**Your task:**
Only the lines from the top of the listing below to the line that has "yticks = [0.0, 0.5, 1.0, 1.5, 2.0, 2.5, 3.0]" should be echoed, with both ends kept and pictures left out.
====== Given information
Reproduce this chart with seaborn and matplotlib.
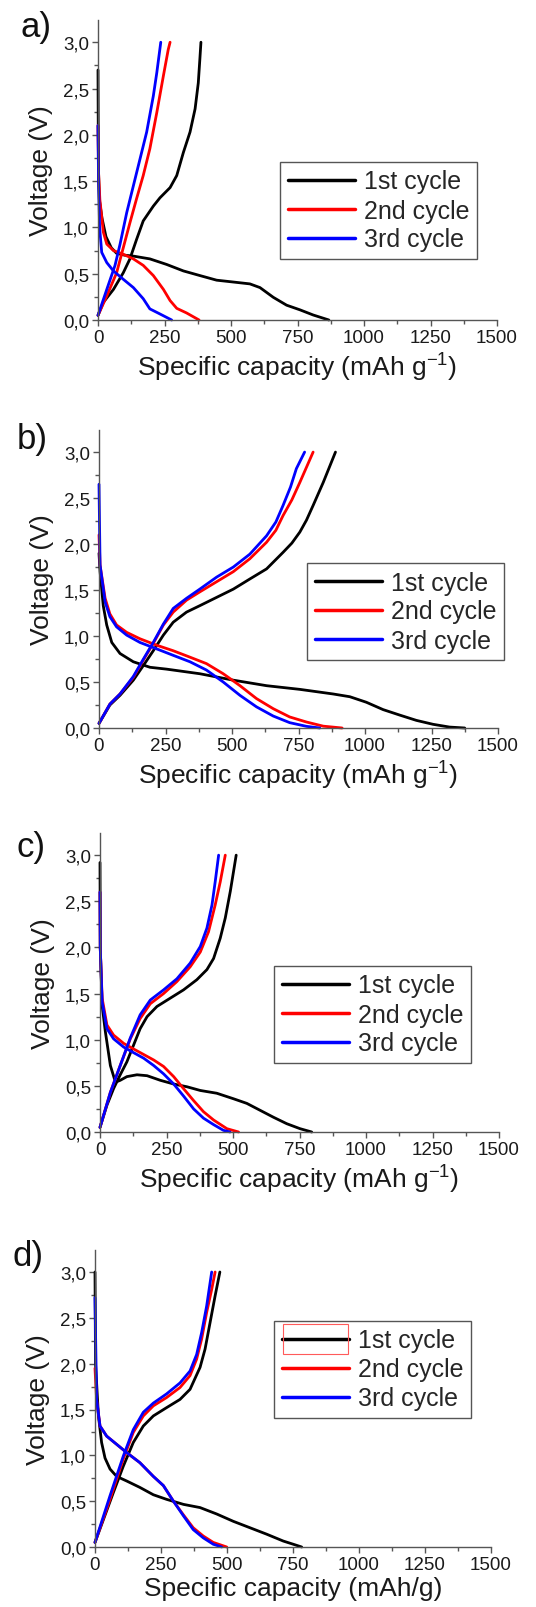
import numpy as np
import pandas as pd
import matplotlib
matplotlib.use("Agg")
import matplotlib.pyplot as plt
import seaborn as sns
from matplotlib.ticker import MultipleLocator, FuncFormatter
from matplotlib.patches import Rectangle

# ---------------- data ----------------
cycles = ["1st cycle", "2nd cycle", "3rd cycle"]
colors = ["#000000", "#ff0000", "#0000ff"]
panel_labels = ["a)", "b)", "c)", "d)"]
xlabels = ["Specific capacity (mAh g$^{\\mathregular{-1}}$)"] * 3 + ["Specific capacity (mAh/g)"]
xticks = [0, 250, 500, 750, 1000, 1250, 1500]
yticks = [0.0, 0.5, 1.0, 1.5, 2.0, 2.5, 3.0]

# Panel a
a_dis1_x = [0, 1, 2, 5, 15, 30, 50, 70, 100, 133, 195, 258, 321, 383, 446, 509, 571, 609, 659, 709, 759, 809, 868]
a_dis1_y = [2.7, 2.0, 1.6, 1.3, 1.1, 0.9, 0.78, 0.72, 0.70, 0.69, 0.66, 0.60, 0.53, 0.48, 0.43, 0.41, 0.39, 0.35, 0.245, 0.16, 0.11, 0.054, 0.0]
a_dis2_x = [0, 2, 7, 20, 33, 58, 95, 133, 170, 208, 246, 271, 296, 333, 380]
a_dis2_y = [2.1, 1.6, 1.3, 0.95, 0.82, 0.75, 0.71, 0.66, 0.59, 0.48, 0.33, 0.21, 0.126, 0.076, 0.0]
a_dis3_x = [0, 2, 6, 14, 33, 58, 95, 133, 170, 195, 233, 277]
a_dis3_y = [2.1, 1.5, 1.0, 0.73, 0.62, 0.53, 0.44, 0.35, 0.23, 0.12, 0.065, 0.0]
a_chg1_x = [0, 20, 58, 95, 120, 145, 170, 208, 233, 271, 296, 321, 346, 365, 377, 383, 387]
a_chg1_y = [0.05, 0.19, 0.33, 0.51, 0.66, 0.87, 1.07, 1.23, 1.32, 1.43, 1.56, 1.81, 2.03, 2.28, 2.56, 2.82, 3.0]
a_chg2_x = [0, 33, 70, 95, 120, 145, 170, 195, 221, 246, 264, 271]
a_chg2_y = [0.05, 0.26, 0.51, 0.78, 1.05, 1.31, 1.56, 1.85, 2.24, 2.64, 2.92, 3.0]
a_chg3_x = [0, 33, 64, 83, 108, 133, 158, 183, 208, 221, 236]
a_chg3_y = [0.05, 0.33, 0.59, 0.82, 1.16, 1.45, 1.74, 2.03, 2.42, 2.67, 3.0]

# Panel b
b_dis1_x = [0, 4, 16, 29, 48, 79, 129, 192, 254, 379, 505, 630, 755, 880, 943, 1005, 1068, 1131, 1193, 1256, 1318, 1375]
b_dis1_y = [1.9, 1.70, 1.33, 1.12, 0.93, 0.81, 0.72, 0.66, 0.64, 0.59, 0.52, 0.46, 0.42, 0.37, 0.34, 0.28, 0.20, 0.14, 0.083, 0.04, 0.01, 0.0]
b_dis2_x = [0, 4, 23, 41, 66, 104, 154, 217, 279, 342, 404, 467, 530, 592, 655, 717, 780, 843, 914]
b_dis2_y = [2.1, 1.77, 1.41, 1.24, 1.12, 1.04, 0.97, 0.90, 0.84, 0.77, 0.70, 0.59, 0.46, 0.32, 0.21, 0.12, 0.065, 0.02, 0.0]
b_dis3_x = [0, 4, 23, 41, 66, 104, 154, 217, 279, 342, 404, 467, 530, 592, 655, 717, 780, 830]
b_dis3_y = [2.65, 1.77, 1.37, 1.21, 1.10, 1.01, 0.93, 0.86, 0.79, 0.72, 0.63, 0.50, 0.355, 0.23, 0.13, 0.058, 0.018, 0.0]
b_chg1_x = [0, 41, 79, 129, 167, 204, 242, 279, 329, 379, 442, 505, 567, 630, 692, 725, 755, 780, 805, 843, 889]
b_chg1_y = [0.05, 0.25, 0.355, 0.52, 0.68, 0.84, 1.01, 1.15, 1.26, 1.33, 1.42, 1.51, 1.62, 1.73, 1.91, 2.01, 2.13, 2.26, 2.42, 2.67, 3.0]
b_chg2_x = [0, 41, 79, 129, 167, 204, 242, 279, 329, 379, 442, 505, 567, 630, 665, 692, 725, 755, 805]
b_chg2_y = [0.05, 0.26, 0.37, 0.55, 0.74, 0.92, 1.12, 1.26, 1.39, 1.48, 1.59, 1.70, 1.84, 2.02, 2.15, 2.31, 2.48, 2.67, 3.0]
b_chg3_x = [0, 41, 79, 129, 167, 204, 242, 279, 329, 379, 442, 505, 567, 630, 665, 692, 720, 742, 773]
b_chg3_y = [0.05, 0.26, 0.37, 0.56, 0.75, 0.93, 1.13, 1.30, 1.41, 1.51, 1.64, 1.75, 1.89, 2.09, 2.24, 2.42, 2.62, 2.82, 3.0]

# Panel c
c_dis1_x = [0, 1, 8, 20, 39, 58, 76, 101, 139, 177, 227, 277, 327, 377, 439, 502, 552, 602, 652, 702, 752, 796]
c_dis1_y = [2.92, 2.0, 1.37, 1.09, 0.72, 0.54, 0.56, 0.60, 0.62, 0.61, 0.56, 0.52, 0.49, 0.45, 0.42, 0.36, 0.31, 0.235, 0.16, 0.09, 0.036, 0.0]
c_dis2_x = [0, 1, 8, 26, 51, 89, 126, 164, 202, 239, 277, 314, 352, 389, 427, 477, 521]
c_dis2_y = [2.6, 1.99, 1.45, 1.16, 1.05, 0.96, 0.90, 0.84, 0.78, 0.71, 0.60, 0.47, 0.34, 0.22, 0.13, 0.036, 0.0]
c_dis3_x = [0, 1, 8, 26, 51, 89, 126, 164, 202, 239, 277, 314, 352, 389, 427, 464, 489]
c_dis3_y = [2.6, 1.99, 1.41, 1.12, 1.01, 0.92, 0.86, 0.80, 0.72, 0.63, 0.52, 0.39, 0.25, 0.15, 0.08, 0.018, 0.0]
c_chg1_x = [0, 26, 51, 76, 101, 126, 151, 177, 214, 264, 314, 364, 402, 427, 452, 471, 490, 512]
c_chg1_y = [0.05, 0.29, 0.47, 0.62, 0.76, 0.94, 1.12, 1.25, 1.36, 1.45, 1.54, 1.65, 1.76, 1.88, 2.10, 2.32, 2.61, 3.0]
c_chg2_x = [0, 39, 76, 114, 151, 189, 239, 289, 339, 377, 408, 433, 452, 471]
c_chg2_y = [0.05, 0.43, 0.72, 1.01, 1.23, 1.39, 1.50, 1.63, 1.79, 1.95, 2.17, 2.46, 2.71, 3.0]
c_chg3_x = [0, 39, 76, 114, 151, 189, 239, 289, 339, 377, 402, 421, 433, 446]
c_chg3_y = [0.05, 0.43, 0.72, 1.02, 1.27, 1.43, 1.54, 1.66, 1.83, 2.01, 2.21, 2.46, 2.71, 3.0]

# Panel d
d_dis1_x = [0, 2, 13, 25, 38, 57, 82, 120, 170, 221, 271, 335, 398, 461, 524, 587, 650, 713, 751, 783]
d_dis1_y = [3.0, 2.0, 1.43, 1.14, 0.97, 0.85, 0.77, 0.72, 0.65, 0.57, 0.52, 0.465, 0.43, 0.36, 0.28, 0.21, 0.14, 0.065, 0.03, 0.0]
d_dis2_x = [0, 6, 19, 44, 82, 120, 170, 221, 259, 297, 335, 372, 410, 448, 499]
d_dis2_y = [1.95, 1.61, 1.32, 1.21, 1.12, 1.03, 0.92, 0.77, 0.67, 0.50, 0.35, 0.21, 0.12, 0.05, 0.0]
d_dis3_x = [0, 6, 19, 44, 82, 120, 170, 221, 259, 297, 335, 372, 410, 448, 480]
d_dis3_y = [2.72, 1.61, 1.32, 1.21, 1.12, 1.03, 0.92, 0.77, 0.67, 0.50, 0.34, 0.19, 0.10, 0.03, 0.0]
d_chg1_x = [0, 32, 69, 107, 145, 183, 221, 271, 322, 360, 398, 417, 436, 455, 473]
d_chg1_y = [0.05, 0.30, 0.59, 0.88, 1.14, 1.32, 1.43, 1.52, 1.61, 1.72, 1.96, 2.16, 2.45, 2.74, 3.0]
d_chg2_x = [0, 57, 107, 145, 183, 221, 271, 322, 360, 385, 404, 423, 442, 455]
d_chg2_y = [0.05, 0.52, 0.96, 1.25, 1.43, 1.54, 1.63, 1.74, 1.87, 2.05, 2.27, 2.56, 2.81, 3.0]
d_chg3_x = [0, 57, 107, 145, 183, 221, 271, 322, 360, 385, 404, 423, 442]
d_chg3_y = [0.05, 0.56, 0.99, 1.28, 1.47, 1.57, 1.67, 1.79, 1.92, 2.10, 2.34, 2.63, 3.0]

panels = [
    [(a_dis1_x, a_dis1_y, a_chg1_x, a_chg1_y), (a_dis2_x, a_dis2_y, a_chg2_x, a_chg2_y), (a_dis3_x, a_dis3_y, a_chg3_x, a_chg3_y)],
    [(b_dis1_x, b_dis1_y, b_chg1_x, b_chg1_y), (b_dis2_x, b_dis2_y, b_chg2_x, b_chg2_y), (b_dis3_x, b_dis3_y, b_chg3_x, b_chg3_y)],
    [(c_dis1_x, c_dis1_y, c_chg1_x, c_chg1_y), (c_dis2_x, c_dis2_y, c_chg2_x, c_chg2_y), (c_dis3_x, c_dis3_y, c_chg3_x, c_chg3_y)],
    [(d_dis1_x, d_dis1_y, d_chg1_x, d_chg1_y), (d_dis2_x, d_dis2_y, d_chg2_x, d_chg2_y), (d_dis3_x, d_dis3_y, d_chg3_x, d_chg3_y)],
]

# ---------------- layout ----------------
W, H = 536, 1608
sns.set_theme(style="ticks")
plt.rcParams["font.family"] = ["Liberation Sans", "DejaVu Sans"]
plt.rcParams["mathtext.fontset"] = "custom"
plt.rcParams["mathtext.rm"] = "Liberation Sans"

fig = plt.figure(figsize=(W / 100, H / 100), dpi=100)

# axes boxes in pixels: left, right, top(=3.24 V), bottom(=0 V)
boxes = [(98, 497, 21, 321), (99, 498, 431, 729), (100, 499, 834, 1133), (95, 491, 1251, 1548)]
legend_tl = [(280, 163), (307, 564), (274, 967), (274, 1322)]
label_pos = [(20, 28), (17, 440), (17, 848), (13, 1257)]
axis_col = "#555555"
txt_col = "#1a1a1a"

def comma(v, pos):
    return f"{v:.1f}".replace(".", ",")

legends = []
for i, (box, data) in enumerate(zip(boxes, panels)):
    l, r, t, b = box
    ax = fig.add_axes([l / W, 1 - b / H, (r - l) / W, (b - t) / H])
    rows = []
    for ci, (dx, dy, cx, cy) in enumerate(data):
        for seg, (xs, ys) in enumerate([(dx, dy), (cx, cy)]):
            for x, y in zip(xs, ys):
                rows.append({"cap": x, "volt": y, "cycle": cycles[ci], "seg": f"{ci}-{seg}"})
    df = pd.DataFrame(rows)
    sns.lineplot(data=df, x="cap", y="volt", hue="cycle", units="seg", estimator=None,
                 sort=False, palette=dict(zip(cycles, colors)), hue_order=cycles,
                 linewidth=2.0, ax=ax, clip_on=False)
    ax.set_xlim(0, 1500)
    ax.set_ylim(0, 3.24)
    ax.set_xticks(xticks)
    ax.set_yticks(yticks)
    ax.xaxis.set_minor_locator(MultipleLocator(125))
    ax.yaxis.set_minor_locator(MultipleLocator(0.25))
    ax.yaxis.set_major_formatter(FuncFormatter(comma))
    for s in ["top", "right"]:
        ax.spines[s].set_visible(False)
    for s in ["left", "bottom"]:
        ax.spines[s].set_color(axis_col)
        ax.spines[s].set_linewidth(1.0)
    ax.tick_params(which="major", direction="out", length=4, width=1.0, color=axis_col,
                   labelsize=13.5, labelcolor=txt_col, pad=2.5)
    ax.tick_params(which="minor", direction="out", length=3, width=1.0, color=axis_col)
    ax.set_xlabel(xlabels[i], fontsize=19, color=txt_col, labelpad=2)
    ax.set_ylabel("Voltage (V)", fontsize=19, color=txt_col, labelpad=7)

    handles, labels = ax.get_legend_handles_labels()
    lx, ly = legend_tl[i]
    leg = ax.legend(handles, labels, loc="upper left", bbox_to_anchor=(lx / W, 1 - ly / H),
                    bbox_transform=fig.transFigure, borderaxespad=0, fontsize=18,
                    frameon=True, fancybox=False, edgecolor="#555555", framealpha=1,
                    handlelength=2.7, handletextpad=0.35, labelspacing=0.2,
                    borderpad=0.3)
    leg.get_frame().set_linewidth(1.0)
    for lh in leg.get_lines():
        lh.set_linewidth(2.5)
    legends.append(leg)

    px, py = label_pos[i]
    fig.text(px / W, 1 - py / H, panel_labels[i], fontsize=25, ha="left", va="center",
             color="#111111")

# selection-box artifact around the first legend handle of panel d
fig.canvas.draw()
hb = legends[3].get_lines()[0].get_window_extent(fig.canvas.get_renderer())
x0, x1 = hb.x0 + 1, hb.x1 - 1
yc = 0.5 * (hb.y0 + hb.y1)
fig.patches.append(Rectangle((x0 / W / 1.0, (yc - 15) / H), (x1 - x0) / W, 30 / H, fill=False,
                             edgecolor="#ff5a5a", linewidth=0.8,
                             transform=fig.transFigure, figure=fig))

fig.savefig("out.png", dpi=100)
============
**Task solution:**
Reproduce this chart with seaborn and matplotlib.
import numpy as np
import pandas as pd
import matplotlib
matplotlib.use("Agg")
import matplotlib.pyplot as plt
import seaborn as sns
from matplotlib.ticker import MultipleLocator, FuncFormatter
from matplotlib.patches import Rectangle

# ---------------- data ----------------
cycles = ["1st cycle", "2nd cycle", "3rd cycle"]
colors = ["#000000", "#ff0000", "#0000ff"]
panel_labels = ["a)", "b)", "c)", "d)"]
xlabels = ["Specific capacity (mAh g$^{\\mathregular{-1}}$)"] * 3 + ["Specific capacity (mAh/g)"]
xticks = [0, 250, 500, 750, 1000, 1250, 1500]
yticks = [0.0, 0.5, 1.0, 1.5, 2.0, 2.5, 3.0]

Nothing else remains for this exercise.